GIVEN DATA
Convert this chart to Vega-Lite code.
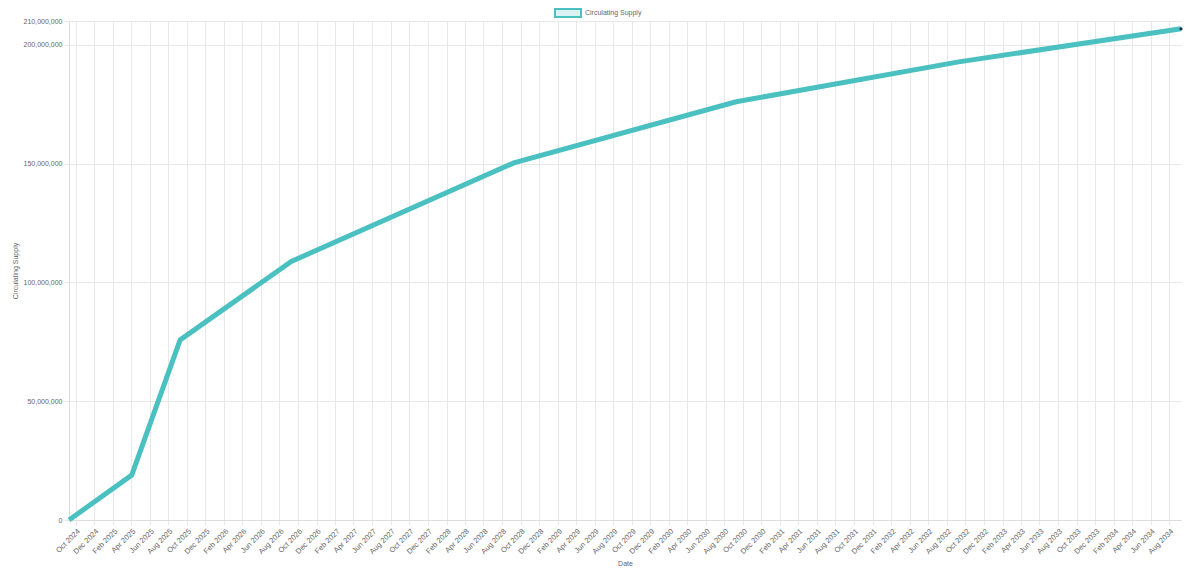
{
  "$schema": "https://vega.github.io/schema/vega-lite/v6.json",
  "width": 1112,
  "height": 499,
  "autosize": "none",
  "padding": {"left": 69, "top": 21, "right": 19, "bottom": 65},
  "background": "white",
  "config": {
    "view": {"stroke": null},
    "font": "Liberation Sans",
    "axis": {
      "labelFont": "Liberation Sans",
      "titleFont": "Liberation Sans",
      "labelFontSize": 7,
      "titleFontSize": 7,
      "labelColor": "#666666",
      "titleColor": "#666666",
      "titleFontWeight": "normal",
      "gridColor": "#e8e8e8",
      "gridWidth": 1,
      "tickColor": "#e8e8e8",
      "tickSize": 5,
      "domainColor": "#dddddd",
      "labelPadding": 2
    }
  },
  "data": {
    "values": [
      {"date": "2024-09-09", "supply": 0},
      {"date": "2025-04-03", "supply": 18900000},
      {"date": "2025-09-09", "supply": 75800000},
      {"date": "2026-09-09", "supply": 108800000},
      {"date": "2028-09-09", "supply": 150300000},
      {"date": "2030-09-09", "supply": 176000000},
      {"date": "2032-09-09", "supply": 192800000},
      {"date": "2034-09-09", "supply": 206700000}
    ]
  },
  "encoding": {
    "x": {
      "field": "date",
      "type": "temporal",
      "title": "Date",
      "scale": {"nice": false, "domain": ["2024-09-09", "2034-09-09"]},
      "axis": {
        "format": "%b %Y",
        "labelAngle": -45,
        "labelFontSize": 7.5,
        "labelOverlap": false,
        "labelFlush": false,
        "titleY": 43,
        "titleBaseline": "middle",
        "values": [
          "2024-10-01", "2024-12-01",
          "2025-02-01", "2025-04-01", "2025-06-01", "2025-08-01", "2025-10-01", "2025-12-01",
          "2026-02-01", "2026-04-01", "2026-06-01", "2026-08-01", "2026-10-01", "2026-12-01",
          "2027-02-01", "2027-04-01", "2027-06-01", "2027-08-01", "2027-10-01", "2027-12-01",
          "2028-02-01", "2028-04-01", "2028-06-01", "2028-08-01", "2028-10-01", "2028-12-01",
          "2029-02-01", "2029-04-01", "2029-06-01", "2029-08-01", "2029-10-01", "2029-12-01",
          "2030-02-01", "2030-04-01", "2030-06-01", "2030-08-01", "2030-10-01", "2030-12-01",
          "2031-02-01", "2031-04-01", "2031-06-01", "2031-08-01", "2031-10-01", "2031-12-01",
          "2032-02-01", "2032-04-01", "2032-06-01", "2032-08-01", "2032-10-01", "2032-12-01",
          "2033-02-01", "2033-04-01", "2033-06-01", "2033-08-01", "2033-10-01", "2033-12-01",
          "2034-02-01", "2034-04-01", "2034-06-01", "2034-08-01"
        ]
      }
    },
    "y": {
      "field": "supply",
      "type": "quantitative",
      "title": "Circulating Supply",
      "scale": {"domain": [0, 210000000], "nice": false},
      "axis": {
        "values": [0, 50000000, 100000000, 150000000, 200000000, 210000000],
        "format": ",d",
        "titleX": -54,
        "titleBaseline": "middle"
      }
    }
  },
  "layer": [
    {
      "mark": {"type": "line", "strokeWidth": 5, "strokeCap": "butt", "strokeJoin": "miter"},
      "encoding": {
        "color": {
          "datum": "Circulating Supply",
          "type": "nominal",
          "scale": {"range": ["#4bc0c0"]},
          "legend": {
            "title": null,
            "orient": "none",
            "legendX": 485,
            "legendY": -22,
            "padding": 0,
            "symbolType": "M-1,-0.31L1,-0.31L1,0.31L-1,0.31Z",
            "symbolSize": 676,
            "symbolStrokeWidth": 2,
            "labelFont": "Liberation Sans",
            "labelFontSize": 7,
            "labelColor": "#666666",
            "labelOffset": 3,
            "encode": {
              "symbols": {
                "update": {
                  "fill": {"value": "rgba(75,192,192,0.2)"},
                  "stroke": {"value": "#4bc0c0"},
                  "strokeWidth": {"value": 2}
                }
              }
            }
          }
        }
      }
    },
    {
      "transform": [{"filter": "datum.supply >= 206000000"}],
      "mark": {"type": "point", "filled": true, "size": 10, "color": "#1d2f45", "opacity": 1}
    }
  ]
}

WORK INSTRUCTIONS
Reproduce all of the data exactly, omitting each picture it holds.

PROBLEM SOLUTION
Convert this chart to Vega-Lite code.
{
  "$schema": "https://vega.github.io/schema/vega-lite/v6.json",
  "width": 1112,
  "height": 499,
  "autosize": "none",
  "padding": {"left": 69, "top": 21, "right": 19, "bottom": 65},
  "background": "white",
  "config": {
    "view": {"stroke": null},
    "font": "Liberation Sans",
    "axis": {
      "labelFont": "Liberation Sans",
      "titleFont": "Liberation Sans",
      "labelFontSize": 7,
      "titleFontSize": 7,
      "labelColor": "#666666",
      "titleColor": "#666666",
      "titleFontWeight": "normal",
      "gridColor": "#e8e8e8",
      "gridWidth": 1,
      "tickColor": "#e8e8e8",
      "tickSize": 5,
      "domainColor": "#dddddd",
      "labelPadding": 2
    }
  },
  "data": {
    "values": [
      {"date": "2024-09-09", "supply": 0},
      {"date": "2025-04-03", "supply": 18900000},
      {"date": "2025-09-09", "supply": 75800000},
      {"date": "2026-09-09", "supply": 108800000},
      {"date": "2028-09-09", "supply": 150300000},
      {"date": "2030-09-09", "supply": 176000000},
      {"date": "2032-09-09", "supply": 192800000},
      {"date": "2034-09-09", "supply": 206700000}
    ]
  },
  "encoding": {
    "x": {
      "field": "date",
      "type": "temporal",
      "title": "Date",
      "scale": {"nice": false, "domain": ["2024-09-09", "2034-09-09"]},
      "axis": {
        "format": "%b %Y",
        "labelAngle": -45,
        "labelFontSize": 7.5,
        "labelOverlap": false,
        "labelFlush": false,
        "titleY": 43,
        "titleBaseline": "middle",
        "values": [
          "2024-10-01", "2024-12-01",
          "2025-02-01", "2025-04-01", "2025-06-01", "2025-08-01", "2025-10-01", "2025-12-01",
          "2026-02-01", "2026-04-01", "2026-06-01", "2026-08-01", "2026-10-01", "2026-12-01",
          "2027-02-01", "2027-04-01", "2027-06-01", "2027-08-01", "2027-10-01", "2027-12-01",
          "2028-02-01", "2028-04-01", "2028-06-01", "2028-08-01", "2028-10-01", "2028-12-01",
          "2029-02-01", "2029-04-01", "2029-06-01", "2029-08-01", "2029-10-01", "2029-12-01",
          "2030-02-01", "2030-04-01", "2030-06-01", "2030-08-01", "2030-10-01", "2030-12-01",
          "2031-02-01", "2031-04-01", "2031-06-01", "2031-08-01", "2031-10-01", "2031-12-01",
          "2032-02-01", "2032-04-01", "2032-06-01", "2032-08-01", "2032-10-01", "2032-12-01",
          "2033-02-01", "2033-04-01", "2033-06-01", "2033-08-01", "2033-10-01", "2033-12-01",
          "2034-02-01", "2034-04-01", "2034-06-01", "2034-08-01"
        ]
      }
    },
    "y": {
      "field": "supply",
      "type": "quantitative",
      "title": "Circulating Supply",
      "scale": {"domain": [0, 210000000], "nice": false},
      "axis": {
        "values": [0, 50000000, 100000000, 150000000, 200000000, 210000000],
        "format": ",d",
        "titleX": -54,
        "titleBaseline": "middle"
      }
    }
  },
  "layer": [
    {
      "mark": {"type": "line", "strokeWidth": 5, "strokeCap": "butt", "strokeJoin": "miter"},
      "encoding": {
        "color": {
          "datum": "Circulating Supply",
          "type": "nominal",
          "scale": {"range": ["#4bc0c0"]},
          "legend": {
            "title": null,
            "orient": "none",
            "legendX": 485,
            "legendY": -22,
            "padding": 0,
            "symbolType": "M-1,-0.31L1,-0.31L1,0.31L-1,0.31Z",
            "symbolSize": 676,
            "symbolStrokeWidth": 2,
            "labelFont": "Liberation Sans",
            "labelFontSize": 7,
            "labelColor": "#666666",
            "labelOffset": 3,
            "encode": {
              "symbols": {
                "update": {
                  "fill": {"value": "rgba(75,192,192,0.2)"},
                  "stroke": {"value": "#4bc0c0"},
                  "strokeWidth": {"value": 2}
                }
              }
            }
          }
        }
      }
    },
    {
      "transform": [{"filter": "datum.supply >= 206000000"}],
      "mark": {"type": "point", "filled": true, "size": 10, "color": "#1d2f45", "opacity": 1}
    }
  ]
}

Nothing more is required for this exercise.